(Aim of the task): Extract only the lines from the start of the entries below to the line with "label_shift = [0.0, 5.6, -3.3, 2.7]", inclusive; omit every picture.

(Task material):
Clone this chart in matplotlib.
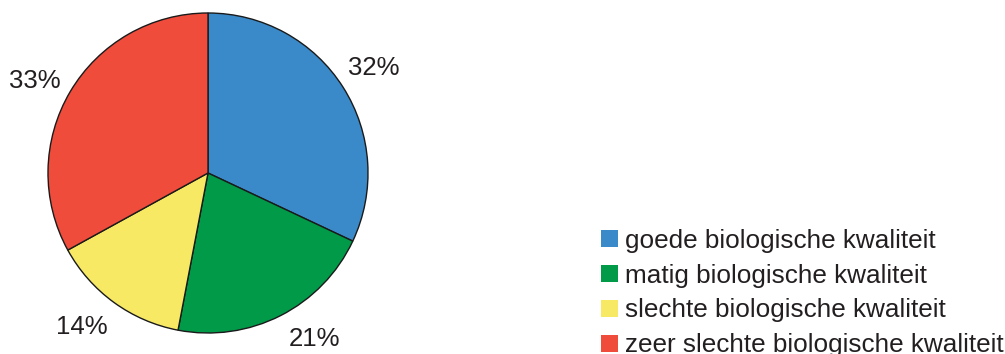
import matplotlib
matplotlib.use("Agg")
import matplotlib.pyplot as plt
from matplotlib.patches import Patch
import numpy as np

categories = ["goede biologische kwaliteit", "matig biologische kwaliteit",
              "slechte biologische kwaliteit", "zeer slechte biologische kwaliteit"]
values = [32, 21, 14, 33]
colors = ["#3a8ac9", "#009a48", "#f7e964", "#ef4c3c"]

# label placement style (relative radius, angular shift in degrees)
label_dist = [1.23, 1.23, 1.245, 1.225]
label_shift = [0.0, 5.6, -3.3, 2.7]

plt.rcParams['font.family'] = ['Liberation Sans', 'DejaVu Sans']

fig = plt.figure(figsize=(10.05, 3.54), dpi=100)
ax = fig.add_axes([0, 0, 1, 1])

cx, cy, R = 208, 181, 160
ax.pie(values, colors=colors, startangle=90, counterclock=False,
       center=(cx, cy), radius=R, frame=True,
       wedgeprops=dict(edgecolor='#1a1a1a', linewidth=1.0))
ax.set_xlim(0, 1005)
ax.set_ylim(0, 354)
ax.set_aspect('equal')
ax.axis('off')

total = sum(values)
ang = 90.0
for v, d, s in zip(values, label_dist, label_shift):
    span = v / total * 360
    mid = np.deg2rad(ang - span / 2 + s)
    ang -= span
    r = R * d
    ax.text(cx + r * np.cos(mid), cy + r * np.sin(mid), f"{v}%",
            ha='center', va='center', fontsize=18.5, color='#231f20')

handles = [Patch(facecolor=c, edgecolor='none') for c in colors]
fig.legend(handles, categories, loc='center left',
           bbox_to_anchor=(601 / 1005, 1 - 293 / 354), frameon=False,
           fontsize=18.8, handlelength=0.65, handleheight=0.65, handletextpad=0.28,
           labelspacing=0.42, borderpad=0, borderaxespad=0,
           labelcolor='#231f20')

fig.savefig("out.png", dpi=100)
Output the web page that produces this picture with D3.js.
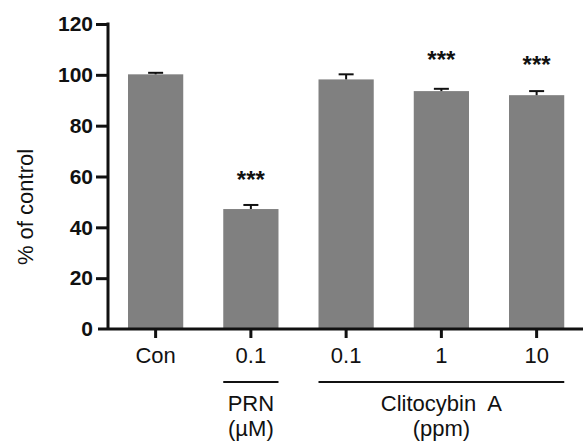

(Exercise output):
Clone this chart in matplotlib.
import matplotlib
matplotlib.use("Agg")
import matplotlib.pyplot as plt
from matplotlib.patches import Patch
import numpy as np

categories = ["goede biologische kwaliteit", "matig biologische kwaliteit",
              "slechte biologische kwaliteit", "zeer slechte biologische kwaliteit"]
values = [32, 21, 14, 33]
colors = ["#3a8ac9", "#009a48", "#f7e964", "#ef4c3c"]

# label placement style (relative radius, angular shift in degrees)
label_dist = [1.23, 1.23, 1.245, 1.225]
label_shift = [0.0, 5.6, -3.3, 2.7]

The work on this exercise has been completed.